As browser-based exploits and specifically JavaScript malware have shouldered their way to the top of the list of threats, browser vendors have been scrambling to find effective defenses to protect users. Few have been forthcoming, but Microsoft Research has developed a new tool called Zozzle that can be deployed in the browser and can detect JavaScript-based malware at a very high effectiveness rate.

Zozzle is designed to perform static analysis of JavaScript code on a given site and quickly determine whether the code is malicious and includes an exploit. In order to be effective, the tool must be trained to recognize the elements that are common to malicious JavaScript, and the researchers behind it stress that it works best on de-obfuscated code.

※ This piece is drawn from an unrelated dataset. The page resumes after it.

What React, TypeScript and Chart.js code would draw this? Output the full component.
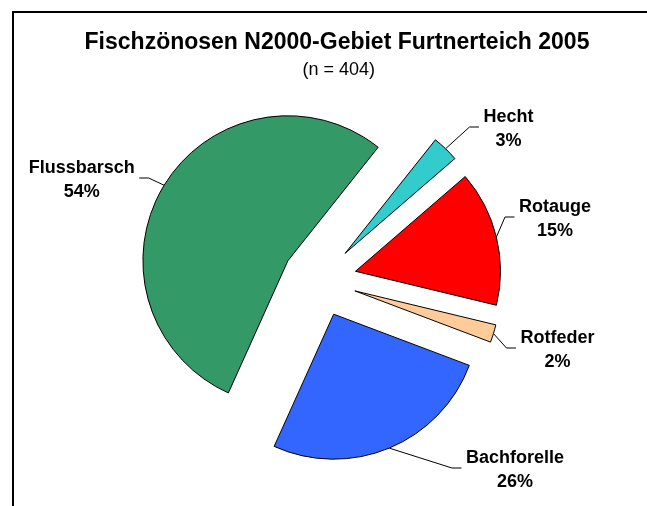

In the paper, the researchers say that they trained Zozzle by crawling millions of Web sites and using a similar tool, called Nozzle, to process the URLs and see whether malware was present.

"ZOZZLE makes use of a statistical classifier to efficiently identify malicious JavaScript. The classifier needs training data to accurately classify JavaScript source, and we describe
the process we use to get that training data here. We start by augmenting the JavaScript engine in a browser with a “deobfuscator” that extracts and collects individual fragments
of JavaScript. As discussed above, exploits are frequently buried under multiple levels of JavaScript eval. Unlike Nozzle, which observes the behavior of running JavaScript code,
ZOZZLE must be run on an unobfuscated exploit to reliably detect malicious code," the researchers wrote in a paper written on Zozzle by Benjamin Livshits and Benjamin Zorn of Microsoft Research, Christian Seifert of Microsoft and Charles Curtsinger of the University of Massachusetts at Amherst.

The researchers say that Zozzle is specifically designed to detect and defend against heap-spraying exploits launched by malicious JavaScript found on Web sites. In many cases these days, that kind of exploit is hosted on a legitimate site that's been compromised and is being used as part of a drive-by download attack. Often, the code is hosted on a specific page for a day or even a few hours and then is taken down, either by the attacker or the site owner. The Microsoft researchers say that this, along with the multiple layers of obfuscation that attackers use to cloak JavaScript exploits, can make it difficult for automated tools to identify such malware with a high degree of accuracy.

The approach that they take with Zozzle is a multi-stage one.

"Once we have labeled JavaScript contexts, we need to extract features from them that are predictive of malicious or benign intent. For ZOZZLE, we create features based on the hierarchical structure of the JavaScript abstract syntax tree (AST). Specifically, a feature consists of two parts: a context in which it appears (such as a loop, conditional, try/catch block, etc.) and the text (or some substring) of the AST node," the paper says. "For a given JavaScript context, we only track whether a feature appears or not, and not the number of occurrences. To efficiently extract features from the AST, we traverse the tree from the root, pushing AST contexts onto a stack as we descend and popping them as we ascend."

The new tool is still in the research phase and it's not clear when or if Microsoft Research might release Zozzle. But the researchers say that Zozzle has an extremely low overhead when deployed in a browser--on the order of 2-5 milliseconds per JavaScript file--and has a false-positive rate of less than one percent. 

"Much of the novelty of ZOZZLE comes from its hooking into the JavaScript engine of a browser to get the final, expanded version of JavaScript code to address the issue of deobfuscation. Compared to other classifier-based tools, ZOZZLE uses contextual information available in the program Abstract Syntax Tree (AST) to perform fast, scalable, yet precise malware detection," the researchers write in the paper. "We see tools like ZOZZLE deployed both in the browser to provide “first response” for users affected by JavaScript malware and used for offline dynamic crawling, to contribute to the creation and maintenance of various blacklists."